Killing sea lions
is not the solution
In the waning weeks of 2018, Senate bill 3119 was signed into law. I was greatly surprised to learn that Sen. Maria Cantwell was one of the original sponsors of the bill and that Sen. Patty Murray was a subsequent co-sponsor. This law permits the killing of pinnipeds (sea lions, seals and others), which have been protected by the Marine Mammal Protection Act of 1972. Like many other creatures that humans come in contact with, the pinnipeds were nearly driven to extinction. Likewise, it is humans who have caused the dramatic decline in salmon populations.

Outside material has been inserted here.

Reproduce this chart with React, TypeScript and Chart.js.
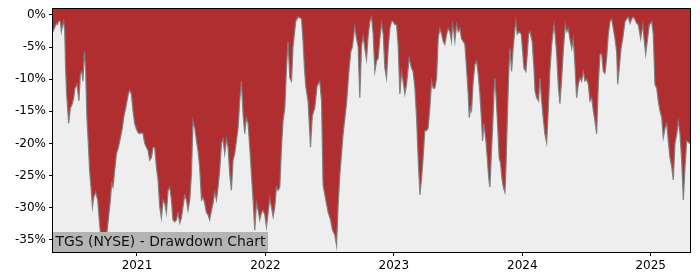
import React, { useEffect, useRef } from "react";
import { Chart, registerables } from "chart.js";

Chart.register(...registerables);

// [decimal year, drawdown %]
const dd2020: [number, number][] = [
  [2020.346, -2.6], [2020.356, -2.1], [2020.372, -1.3], [2020.382, -1.5], [2020.39, -0.9], [2020.403, -1.0],
  [2020.411, -2.6], [2020.419, -1.8], [2020.429, -1.0], [2020.437, -2.3], [2020.444, -8.3], [2020.452, -12.3],
  [2020.468, -16.9], [2020.481, -14.5], [2020.497, -13.8], [2020.507, -12.9], [2020.517, -11.4], [2020.533, -10.8],
  [2020.548, -13.4], [2020.559, -9.2], [2020.569, -8.8], [2020.579, -10.3], [2020.59, -5.7], [2020.6, -8.3],
  [2020.61, -16.0], [2020.621, -20.0], [2020.631, -24.2], [2020.642, -26.8], [2020.653, -29.9], [2020.663, -28.4],
  [2020.678, -27.6], [2020.694, -28.8], [2020.704, -31.4], [2020.715, -33.9], [2020.73, -35.8], [2020.743, -36.5],
  [2020.756, -35.0], [2020.766, -33.9], [2020.782, -30.8], [2020.793, -28.8], [2020.803, -26.2], [2020.813, -26.8],
  [2020.829, -23.7], [2020.84, -21.6], [2020.855, -20.6], [2020.871, -19.1], [2020.886, -17.6], [2020.896, -16.0],
  [2020.912, -14.5], [2020.922, -13.4], [2020.933, -12.3], [2020.943, -11.7], [2020.956, -12.3], [2020.969, -14.9],
  [2020.982, -16.9], [2020.995, -17.7],
];

const dd2021: [number, number][] = [
  [2021.008, -18.3], [2021.021, -18.5], [2021.034, -18.3], [2021.047, -18.5], [2021.06, -20.0], [2021.073, -20.6],
  [2021.086, -21.1], [2021.099, -22.6], [2021.112, -22.2], [2021.125, -20.6], [2021.138, -20.6], [2021.151, -23.7],
  [2021.164, -25.7], [2021.177, -29.9], [2021.19, -31.6], [2021.203, -28.8], [2021.216, -29.3], [2021.229, -30.8],
  [2021.242, -27.3], [2021.255, -26.8], [2021.268, -28.8], [2021.28, -31.9], [2021.294, -32.2], [2021.307, -31.9],
  [2021.319, -30.8], [2021.333, -32.4], [2021.346, -31.6], [2021.358, -29.9], [2021.372, -28.0], [2021.385, -28.8],
  [2021.397, -30.4], [2021.411, -28.8], [2021.424, -24.7], [2021.436, -16.5], [2021.45, -17.6], [2021.463, -19.6],
  [2021.475, -21.1], [2021.488, -23.7], [2021.502, -28.8], [2021.514, -28.4], [2021.527, -29.3], [2021.541, -30.8],
  [2021.553, -31.1], [2021.566, -31.9], [2021.58, -30.4], [2021.592, -29.3], [2021.605, -27.6], [2021.619, -28.8],
  [2021.631, -26.8], [2021.644, -24.2], [2021.658, -20.0], [2021.67, -19.3], [2021.683, -21.6], [2021.697, -19.3],
  [2021.709, -20.6], [2021.722, -24.7], [2021.735, -27.3], [2021.748, -22.6], [2021.761, -21.6], [2021.774, -19.6],
  [2021.787, -17.6], [2021.8, -13.4], [2021.813, -10.3], [2021.826, -15.4], [2021.839, -18.5], [2021.852, -16.0],
  [2021.865, -16.9], [2021.878, -20.6], [2021.891, -24.7], [2021.904, -28.8], [2021.917, -33.5], [2021.93, -29.3],
  [2021.943, -30.4], [2021.956, -31.9], [2021.969, -30.8], [2021.982, -30.4], [2021.995, -31.1],
];

const dd2022: [number, number][] = [
  [2022.008, -33.0], [2022.021, -30.8], [2022.034, -28.5], [2022.047, -29.9], [2022.06, -31.4], [2022.073, -29.9],
  [2022.086, -26.8], [2022.099, -27.3], [2022.112, -26.8], [2022.125, -20.6], [2022.137, -16.5], [2022.151, -14.5],
  [2022.164, -8.3], [2022.176, -4.1], [2022.19, -9.8], [2022.203, -10.3], [2022.215, -4.9], [2022.236, -1.0],
  [2022.254, -0.3], [2022.281, -0.6], [2022.293, -4.1], [2022.304, -8.3], [2022.314, -11.1], [2022.332, -13.4],
  [2022.351, -20.6], [2022.365, -15.7], [2022.384, -14.5], [2022.402, -11.1], [2022.423, -10.3], [2022.437, -13.4],
  [2022.449, -26.5], [2022.47, -28.8], [2022.488, -30.7], [2022.507, -31.9], [2022.522, -33.5], [2022.54, -34.2],
  [2022.554, -35.9], [2022.566, -29.6], [2022.579, -25.0], [2022.605, -18.5], [2022.631, -13.9], [2022.652, -8.3],
  [2022.665, -5.7], [2022.678, -4.9], [2022.696, -1.8], [2022.709, -3.7], [2022.722, -4.9], [2022.735, -12.9],
  [2022.748, -4.9], [2022.761, -3.3], [2022.774, -5.2], [2022.787, -6.9], [2022.8, -3.3], [2022.813, -1.0],
  [2022.826, -0.3], [2022.839, -3.0], [2022.852, -8.8], [2022.865, -7.2], [2022.878, -6.7], [2022.891, -3.7],
  [2022.904, -1.3], [2022.917, -3.0], [2022.93, -8.3], [2022.943, -9.8], [2022.956, -5.2], [2022.969, -2.1],
  [2022.982, -1.0], [2022.994, -1.0],
];

const dd2023: [number, number][] = [
  [2023.008, -1.5], [2023.021, -1.5], [2023.033, -4.6], [2023.047, -12.3], [2023.06, -8.8], [2023.072, -10.3],
  [2023.086, -12.3], [2023.099, -10.8], [2023.119, -6.7], [2023.138, -8.3], [2023.15, -8.8], [2023.164, -11.4],
  [2023.177, -16.0], [2023.189, -22.2], [2023.203, -28.0], [2023.216, -25.3], [2023.228, -22.2], [2023.241, -18.0],
  [2023.255, -18.0], [2023.267, -17.6], [2023.28, -14.5], [2023.294, -10.3], [2023.306, -11.4], [2023.319, -11.4],
  [2023.333, -9.8], [2023.345, -3.7], [2023.358, -2.1], [2023.372, -3.0], [2023.384, -4.1], [2023.397, -4.6],
  [2023.411, -3.0], [2023.423, -2.1], [2023.436, -2.6], [2023.449, -4.1], [2023.457, -1.5], [2023.467, -2.6],
  [2023.475, -4.1], [2023.488, -1.5], [2023.501, -2.6], [2023.514, -2.1], [2023.527, -3.7], [2023.54, -4.1],
  [2023.553, -4.6], [2023.566, -8.3], [2023.579, -12.3], [2023.587, -16.0], [2023.598, -14.5], [2023.605, -14.9],
  [2023.618, -10.3], [2023.631, -7.7], [2023.644, -7.2], [2023.657, -9.2], [2023.67, -12.3], [2023.683, -16.5],
  [2023.691, -19.6], [2023.701, -16.9], [2023.717, -19.6], [2023.727, -22.2], [2023.74, -25.7], [2023.748, -26.8],
  [2023.758, -22.2], [2023.769, -17.6], [2023.779, -12.3], [2023.787, -9.8], [2023.795, -12.3], [2023.805, -16.0],
  [2023.82, -22.2], [2023.831, -23.1], [2023.841, -25.3], [2023.852, -26.8], [2023.865, -27.6], [2023.873, -23.7],
  [2023.883, -16.5], [2023.894, -9.2], [2023.904, -5.2], [2023.917, -8.8], [2023.929, -5.2], [2023.943, -2.1],
  [2023.95, -1.0], [2023.961, -3.0], [2023.976, -2.6], [2023.992, -3.0],
];

const dd2024: [number, number][] = [
  [2024.003, -5.7], [2024.013, -8.3], [2024.028, -8.8], [2024.039, -6.1], [2024.049, -3.0], [2024.06, -2.6],
  [2024.077, -4.1], [2024.091, -8.3], [2024.099, -11.8], [2024.112, -12.9], [2024.127, -13.4], [2024.137, -9.8],
  [2024.151, -13.4], [2024.163, -16.0], [2024.176, -18.5], [2024.19, -19.9], [2024.202, -14.9], [2024.215, -8.8],
  [2024.229, -4.6], [2024.247, -1.5], [2024.254, -2.6], [2024.268, -6.1], [2024.28, -10.8], [2024.293, -13.8],
  [2024.307, -9.8], [2024.319, -5.7], [2024.335, -1.5], [2024.346, -2.6], [2024.358, -2.1], [2024.371, -3.7],
  [2024.385, -5.2], [2024.397, -3.7], [2024.41, -7.7], [2024.423, -12.9], [2024.436, -10.8], [2024.449, -9.8],
  [2024.462, -10.3], [2024.475, -8.8], [2024.488, -10.3], [2024.501, -10.0], [2024.514, -10.8], [2024.527, -13.4],
  [2024.54, -12.9], [2024.553, -14.9], [2024.566, -16.5], [2024.579, -18.5], [2024.592, -10.8], [2024.605, -6.1],
  [2024.618, -6.0], [2024.631, -8.8], [2024.644, -9.1], [2024.657, -6.7], [2024.67, -3.0], [2024.683, -1.0],
  [2024.696, -0.6], [2024.709, -2.1], [2024.722, -3.7], [2024.735, -5.7], [2024.743, -10.8], [2024.755, -8.3],
  [2024.769, -5.2], [2024.782, -3.7], [2024.8, -1.0], [2024.813, -0.6], [2024.825, -0.3], [2024.839, -1.3],
  [2024.852, -0.6], [2024.864, -0.3], [2024.878, -0.7], [2024.891, -1.3], [2024.903, -1.5], [2024.922, -3.7],
  [2024.938, -1.5], [2024.948, -3.7], [2024.961, -6.1], [2024.973, -4.1], [2024.989, -1.5],
];

const dd2025: [number, number][] = [
  [2025.008, -1.0], [2025.02, -3.0], [2025.033, -10.8], [2025.047, -11.4], [2025.059, -13.4], [2025.072, -14.9],
  [2025.086, -16.0], [2025.098, -19.1], [2025.112, -17.6], [2025.125, -16.9], [2025.137, -19.6], [2025.15, -22.2],
  [2025.164, -23.7], [2025.176, -25.7], [2025.189, -20.0], [2025.203, -18.5], [2025.215, -16.5], [2025.228, -18.5],
  [2025.241, -22.6], [2025.254, -28.8], [2025.267, -23.7], [2025.28, -19.6], [2025.306, -20.0],
];

const yTicks = [0, -5, -10, -15, -20, -25, -30, -35];
const xTicks = [2021, 2022, 2023, 2024, 2025];
const yMin = -36.9;
const yMax = 0.93;
const xMin = 2020.346;
const xMax = 2025.306;
const title = "TGS (NYSE) - Drawdown Chart";

export default function App() {
  const ref = useRef<HTMLCanvasElement>(null);

  useEffect(() => {
    if (!ref.current) return;
    const series = [...dd2020, ...dd2021, ...dd2022, ...dd2023, ...dd2024, ...dd2025];

    const framePlugin = {
      id: "frameAndTitle",
      beforeDatasetsDraw(chart: any) {
        const { ctx, chartArea: a } = chart;
        ctx.save();
        ctx.fillStyle = "#eeeeee";
        ctx.fillRect(a.left, a.top, a.right - a.left, a.bottom - a.top);
        ctx.restore();
      },
      afterDatasetsDraw(chart: any) {
        const { ctx, chartArea: a } = chart;
        ctx.save();
        ctx.font = '13.9px "DejaVu Sans"';
        const w = ctx.measureText(title).width;
        ctx.fillStyle = "#b4b4b4";
        ctx.fillRect(a.left, a.bottom - 20, w + 5, 20);
        ctx.fillStyle = "#111111";
        ctx.textBaseline = "middle";
        ctx.textAlign = "left";
        ctx.fillText(title, a.left + 2.5, a.bottom - 9.5);
        ctx.strokeStyle = "#000000";
        ctx.lineWidth = 1;
        ctx.strokeRect(
          Math.round(a.left) - 0.5,
          Math.round(a.top) - 0.5,
          Math.round(a.right) - Math.round(a.left) + 1,
          Math.round(a.bottom) - Math.round(a.top) + 1
        );
        ctx.restore();
      },
    };

    const chart = new Chart(ref.current, {
      type: "line",
      data: {
        datasets: [
          {
            data: series.map(([x, y]) => ({ x, y })),
            borderColor: "rgba(125,125,125,0.95)",
            borderWidth: 1.2,
            backgroundColor: "#b02e30",
            fill: "end",
            pointRadius: 0,
            tension: 0,
          },
        ],
      },
      options: {
        animation: false,
        responsive: false,
        layout: { padding: { top: 7, right: 10, left: 0, bottom: 0 } },
        plugins: { legend: { display: false }, tooltip: { enabled: false } },
        scales: {
          x: {
            type: "linear",
            min: xMin,
            max: xMax,
            afterBuildTicks: (s: any) => {
              s.ticks = xTicks.map((v) => ({ value: v }));
            },
            afterFit: (s: any) => {
              s.height = 28;
            },
            grid: { display: true, drawOnChartArea: false, drawTicks: true, tickLength: 4, color: "#000" },
            border: { display: true, color: "#000" },
            ticks: {
              font: { family: "DejaVu Sans", size: 12 },
              color: "#000",
              padding: 3,
              maxRotation: 0,
              autoSkip: false,
              callback: (v: any) => String(v),
            },
          },
          y: {
            type: "linear",
            min: yMin,
            max: yMax,
            afterBuildTicks: (s: any) => {
              s.ticks = yTicks.map((v) => ({ value: v }));
            },
            afterFit: (s: any) => {
              s.width = 53;
            },
            grid: { display: true, drawOnChartArea: false, drawTicks: true, tickLength: 4, color: "#000" },
            border: { display: true, color: "#000" },
            ticks: {
              font: { family: "DejaVu Sans", size: 12, lineHeight: 1 },
              color: "#000",
              padding: 3,
              autoSkip: false,
              callback: (v: any) => `${v}%`,
            },
          },
        },
      },
      plugins: [framePlugin],
    });
    return () => chart.destroy();
  }, []);

  return (
    <div style={{ position: "fixed", left: 0, top: 0, width: 700, height: 280, background: "#fff" }}>
      <canvas ref={ref} width={700} height={280} />
    </div>
  );
}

This law is just another example of humans creating a problem and then, in a reversion to some primitive instinct, resort to killing another species as a way to claim a “solution.” We are told that the salmon population is critically low and therefore the pinnipeds who eat salmon must be killed so there will be more for humans. Then, in an effort to appear not quite so craven, they tell us it’s to “Save the Orcas.” Perhaps Sens. Cantwell and Murray really do understand the issue but are willing to sacrifice the lives of thousands of pinnipeds in order to pretend to be doing something. The proponents of this action seldom use the word “killing” but prefer such bloodless euphemisms as “taking,” “harvesting,” “managing” or “euthanizing.”

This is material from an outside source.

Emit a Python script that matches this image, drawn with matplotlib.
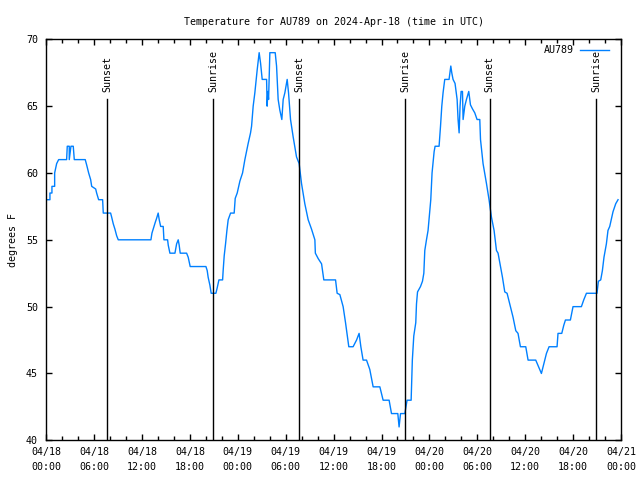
#!/usr/bin/env python
"""
temperature trace for AU789 with sunrise / sunset markers
"""

import matplotlib
matplotlib.use('Agg')
import matplotlib.pyplot as plt
from matplotlib.ticker import MultipleLocator

## data: hours since 2024-04-18 00:00 UTC, temperature in F
hours = [0.00, 0.46, 0.46, 0.71, 0.71, 1.05, 1.05, 1.30, 1.55, 2.55, 2.63, 2.88, 2.88, 3.09, 3.38, 3.51,
         4.88, 5.06, 5.31, 5.56, 5.69, 6.19, 6.31, 6.56, 7.06, 7.14, 8.06, 8.19, 8.39, 8.60, 8.82, 9.02,
         13.11, 13.24, 13.49, 13.65, 13.82, 14.02, 14.15, 14.33, 14.65, 14.74, 15.20, 15.28, 15.49, 16.12,
         16.33, 16.53, 16.65, 16.78, 17.58, 17.78, 18.03, 20.00, 20.16, 20.28, 20.50, 20.66, 21.25, 21.41,
         21.63, 22.09, 22.16, 22.29, 22.46, 22.63, 22.79, 23.09, 23.54, 23.67, 23.92, 24.26, 24.59, 24.88,
         25.29, 25.59, 25.72, 25.92, 26.13, 26.42, 26.67, 26.85, 27.05, 27.60, 27.67, 27.76, 27.85, 28.01,
         28.68, 28.85, 29.05, 29.26, 29.51, 29.68, 29.89, 30.18, 30.35, 30.60, 30.93, 31.35, 31.68, 31.98,
         32.39, 32.81, 33.23, 33.65, 33.71, 34.06, 34.49, 34.77, 36.24, 36.44, 36.78, 37.19, 37.49, 37.90,
         38.44, 38.87, 39.19, 39.41, 39.69, 40.12, 40.53, 40.95, 41.79, 42.20, 42.95, 43.25, 44.04, 44.20,
         44.38, 44.92, 45.20, 45.71, 45.86, 46.04, 46.29, 46.38, 46.51, 46.88, 47.13, 47.30, 47.42, 47.63,
         47.83, 48.17, 48.33, 48.59, 48.71, 49.21, 49.39, 49.55, 49.71, 49.92, 50.46, 50.68, 50.80, 50.96,
         51.21, 51.47, 51.59, 51.72, 51.84, 51.97, 52.14, 52.22, 52.43, 52.64, 52.93, 53.14, 53.39, 53.68,
         53.97, 54.31, 54.40, 54.72, 55.15, 55.47, 55.77, 56.10, 56.40, 56.60, 56.90, 57.15, 57.44, 57.73,
         58.06, 58.48, 58.82, 59.10, 59.40, 60.07, 60.36, 61.32, 61.61, 62.03, 62.32, 62.66, 62.99, 63.99,
         64.11, 64.58, 64.83, 65.04, 65.66, 65.99, 67.04, 67.33, 67.67, 68.99, 69.17, 69.46, 69.67, 69.87,
         70.17, 70.37, 70.59, 71.00, 71.34, 71.63]
temps = [58, 58, 58.5, 58.5, 59, 59, 60, 60.7, 61, 61, 62, 62, 61, 62, 62, 61,
         61, 60.6, 60, 59.5, 59, 58.8, 58.5, 58, 58, 57, 57, 56.7, 56.2, 55.8, 55.3, 55,
         55, 55.5, 56, 56.3, 56.6, 57, 56.5, 56, 56, 55, 55, 54.6, 54, 54,
         54.7, 55, 54.6, 54, 54, 53.7, 53, 53, 52.7, 52.2, 51.6, 51, 51, 51.4,
         52, 52, 52.7, 53.8, 54.7, 55.7, 56.5, 57, 57, 58.1, 58.5, 59.4, 60, 61,
         62.2, 63, 63.5, 65, 66, 67.7, 69, 68.2, 67, 67, 65, 66.1, 65.5, 69,
         69, 68, 65.5, 64.7, 64, 65.5, 66, 67, 66, 64, 62.7, 61.2, 60.7, 59.2,
         57.7, 56.5, 55.8, 55, 54, 53.6, 53.2, 52, 52, 51, 50.9, 50, 48.8, 47,
         47, 47.5, 48, 47, 46, 46, 45.3, 44, 44, 43, 43, 42, 42, 41,
         42, 42, 43, 43, 46, 47.8, 48.8, 50.2, 51.1, 51.5, 51.9, 52.5, 54.2, 55,
         55.7, 58, 60, 61.6, 62, 62, 63.5, 65, 66, 67, 67, 68, 67.5, 67,
         66.7, 65.5, 64, 63, 65, 66.1, 66.1, 64, 65, 65.5, 66.1, 65.1, 64.8, 64.5,
         64, 64, 62.5, 60.7, 59.2, 58, 56.7, 55.7, 54.2, 54, 53, 52.2, 51.1, 51,
         50.2, 49.2, 48.2, 48, 47, 47, 46, 46, 45.6, 45, 45.7, 46.5, 47, 47,
         48, 48, 48.6, 49, 49, 50, 50, 50.5, 51, 51, 51.9, 52, 52.7, 53.7,
         54.7, 55.7, 56, 57.1, 57.7, 58]

sun_hours = [7.64, 20.91, 31.68, 44.95, 55.56, 68.87]
sun_labels = ['Sunset', 'Sunrise', 'Sunset', 'Sunrise', 'Sunset', 'Sunrise']

tick_hours = [0, 6, 12, 18, 24, 30, 36, 42, 48, 54, 60, 66, 72]
tick_labels = ['04/18\n00:00', '04/18\n06:00', '04/18\n12:00', '04/18\n18:00',
               '04/19\n00:00', '04/19\n06:00', '04/19\n12:00', '04/19\n18:00',
               '04/20\n00:00', '04/20\n06:00', '04/20\n12:00', '04/20\n18:00',
               '04/21\n00:00']

## style
font_size = 7.2
font_name = 'DejaVu Sans Mono'
line_color = '#0080ff'
plt.rcParams['font.family'] = font_name
plt.rcParams['font.size'] = font_size

fig = plt.figure(figsize=(6.4, 4.8), dpi=100)
ax = fig.add_axes([0.0723, 0.0827, 0.8980, 0.8354])

ax.plot(hours, temps, color=line_color, lw=1.0, label='AU789')

for h, lab in zip(sun_hours, sun_labels):
    ax.axvline(h, ymin=0, ymax=0.851, color='black', lw=1.0)
    ax.text(h, 0.869, lab, transform=ax.get_xaxis_transform(), rotation=90,
            ha='center', va='bottom', fontsize=font_size)

ax.set_xlim((0, 72))
ax.set_ylim((40, 70))
ax.set_xticks(tick_hours)
ax.set_xticklabels(tick_labels, linespacing=1.6)
ax.xaxis.set_minor_locator(MultipleLocator(2))
ax.yaxis.set_major_locator(MultipleLocator(5))

ax.tick_params(which='both', direction='in', top=True, right=True, width=1.0)
ax.tick_params(which='major', length=4.5)
ax.tick_params(which='minor', length=3)
ax.tick_params(axis='x', pad=5)
ax.tick_params(axis='y', pad=6)
for sp in ax.spines.values():
    sp.set_linewidth(1.0)

ax.set_title('Temperature for AU789 on 2024-Apr-18 (time in UTC)', fontsize=font_size, pad=10.5)
ax.set_ylabel('degrees F', fontsize=font_size, labelpad=6)
ax.legend(loc='upper right', bbox_to_anchor=(0.9896, 1.0), frameon=False, markerfirst=False,
          handlelength=2.9, fontsize=font_size, borderaxespad=0.2, handletextpad=0.6)

plt.savefig('out.png', dpi=100)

The web of life that includes humans, orcas, sea lions, cormorants, salmon, hake and every other animal in our environment is far too complex for humans to try to engineer. We devise simplistic solutions to complicated problems without ever understanding all of the long-term implications of our actions. So we end up in a never-ending cycle of trying to fix the problems that we create by our “solutions.”
The real cause of the salmon problems are the dams on the Snake and Columbia rivers. Removal of the dams on the Lower Snake River would greatly improve the ability of the salmon population to recover. Building dams must have sounded like a great idea to those who designed and constructed them. But they didn’t know or didn’t care that those dams would block salmon from swimming upstream to their spawning grounds. The barriers that were created also prove an ideal feeding location for sea lions who then gravitate to those locations for easy meals. To the simplistic human mind, seeing sea lions eating salmon implies we must kill sea lions.

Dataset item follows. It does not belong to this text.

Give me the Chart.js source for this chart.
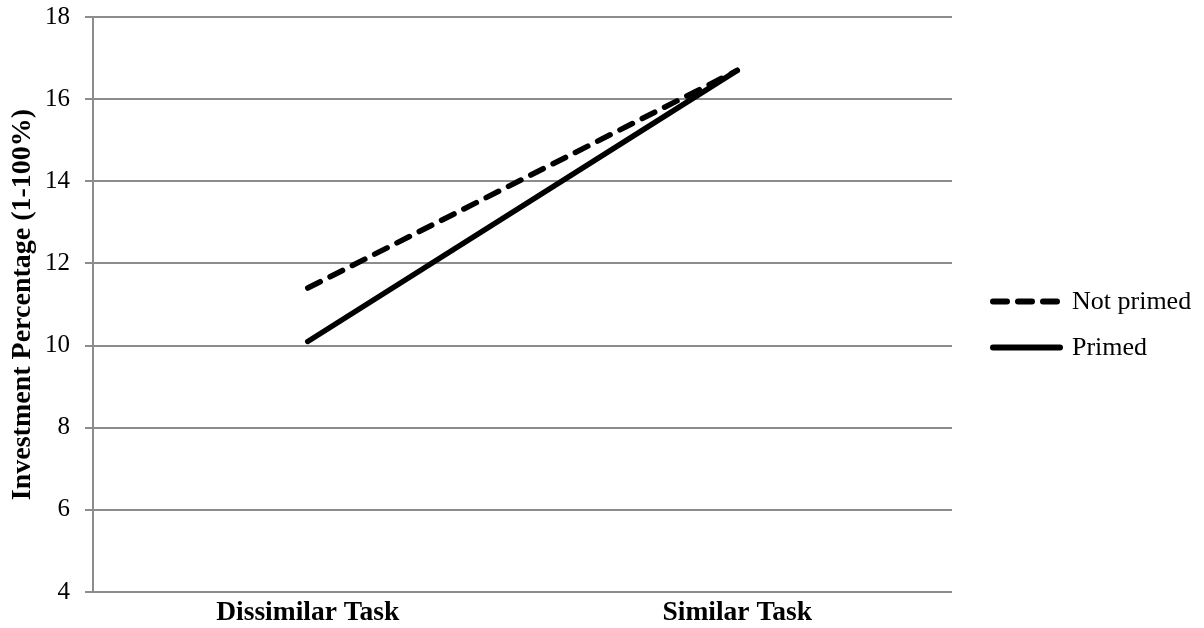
<!DOCTYPE html>
<html lang="en">
<head>
    <meta charset="UTF-8">
    <title>Investment Percentage by Task</title>
    <script src="https://cdn.jsdelivr.net/npm/chart.js"></script>
    <style>
        body {
            margin: 0;
            padding: 0;
            background: #ffffff;
        }
        .chart-box {
            width: 1204px;
            height: 628px;
        }
    </style>
</head>
<body>
    <div class="chart-box">
        <canvas id="taskChart"></canvas>
    </div>

    <script>
        // data
        const categories = ['Dissimilar Task', 'Similar Task'];
        const notPrimed = [11.4, 16.7];
        const primed = [10.1, 16.7];
        const yTicks = [4, 6, 8, 10, 12, 14, 16, 18];

        const gridGray = '#8c8c8c';
        const serif = "'Liberation Serif', 'Times New Roman', serif";

        // legend on the right, drawn from the datasets' own styles
        const sideLegend = {
            id: 'sideLegend',
            afterDraw(chart) {
                const { ctx, chartArea } = chart;
                const x0 = chartArea.right + 41;
                const lineW = 67;
                let y = (chartArea.top + chartArea.bottom) / 2 - 3;
                ctx.save();
                ctx.font = '26px ' + serif;
                ctx.textBaseline = 'middle';
                ctx.fillStyle = '#000000';
                chart.data.datasets.forEach(ds => {
                    ctx.beginPath();
                    ctx.strokeStyle = ds.borderColor;
                    ctx.lineWidth = ds.borderWidth + 0.5;
                    ctx.lineCap = 'round';
                    ctx.setLineDash(ds.borderDash || []);
                    ctx.moveTo(x0, y);
                    ctx.lineTo(x0 + lineW, y);
                    ctx.stroke();
                    ctx.setLineDash([]);
                    ctx.fillText(ds.label, x0 + lineW + 12, y + 1);
                    y += 46;
                });
                ctx.restore();
            }
        };

        const ctx = document.getElementById('taskChart').getContext('2d');
        const taskChart = new Chart(ctx, {
            type: 'line',
            data: {
                labels: categories,
                datasets: [
                    {
                        label: 'Not primed',
                        data: notPrimed,
                        borderColor: '#000000',
                        borderWidth: 5.5,
                        borderDash: [14, 11],
                        borderCapStyle: 'round',
                        pointRadius: 0,
                        tension: 0
                    },
                    {
                        label: 'Primed',
                        data: primed,
                        borderColor: '#000000',
                        borderWidth: 5.5,
                        borderCapStyle: 'round',
                        pointRadius: 0,
                        tension: 0
                    }
                ]
            },
            plugins: [sideLegend],
            options: {
                responsive: true,
                maintainAspectRatio: false,
                animation: false,
                layout: {
                    padding: { top: 17, right: 252, bottom: 0, left: 0 }
                },
                plugins: {
                    legend: { display: false },
                    tooltip: { enabled: false }
                },
                scales: {
                    x: {
                        offset: true,
                        grid: { display: false, drawTicks: false },
                        border: { display: false },
                        ticks: {
                            color: '#000000',
                            padding: 4,
                            font: { family: serif, size: 27.5, weight: 'bold' }
                        },
                        afterFit: (scale) => {
                            scale.height = 36;
                            scale.paddingLeft = 0;
                            scale.paddingRight = 0;
                        }
                    },
                    y: {
                        min: yTicks[0],
                        max: yTicks[yTicks.length - 1],
                        afterBuildTicks: (scale) => {
                            scale.ticks = yTicks.map(v => ({ value: v }));
                        },
                        grid: {
                            color: gridGray,
                            lineWidth: 2,
                            tickLength: 8
                        },
                        border: { display: true, color: gridGray, width: 2 },
                        ticks: {
                            color: '#000000',
                            padding: 15,
                            font: { family: serif, size: 25 }
                        },
                        title: {
                            display: true,
                            text: 'Investment Percentage (1-100%)',
                            color: '#000000',
                            padding: { top: 6, bottom: 0 },
                            font: { family: serif, size: 28, weight: 'bold' }
                        },
                        afterFit: (scale) => {
                            scale.width = 93;
                            scale.paddingTop = 0;
                            scale.paddingBottom = 0;
                        }
                    }
                }
            }
        });
    </script>
</body>
</html>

Do you remember the assault on the cormorant population? It was claimed that they too were eating “our” salmon and must be killed. Now, years later, it turns out that all of that killing was in vain — we still have a salmon problem.
While the Southern Resident orcas may dine primarily on Chinook salmon, sea lions have a much more varied diet. One of the other fishes that the sea lions eat are hake. It turns out that hake are also predators of juvenile salmon. So, while killing pinnipeds will reduce their consumption of salmon, it will also reduce their consumption of hake. This will then lead to a larger consumption of salmon by hake. Do we really understand that equation, and are we so certain that we are right?
And when this solution proves futile, what will we kill next?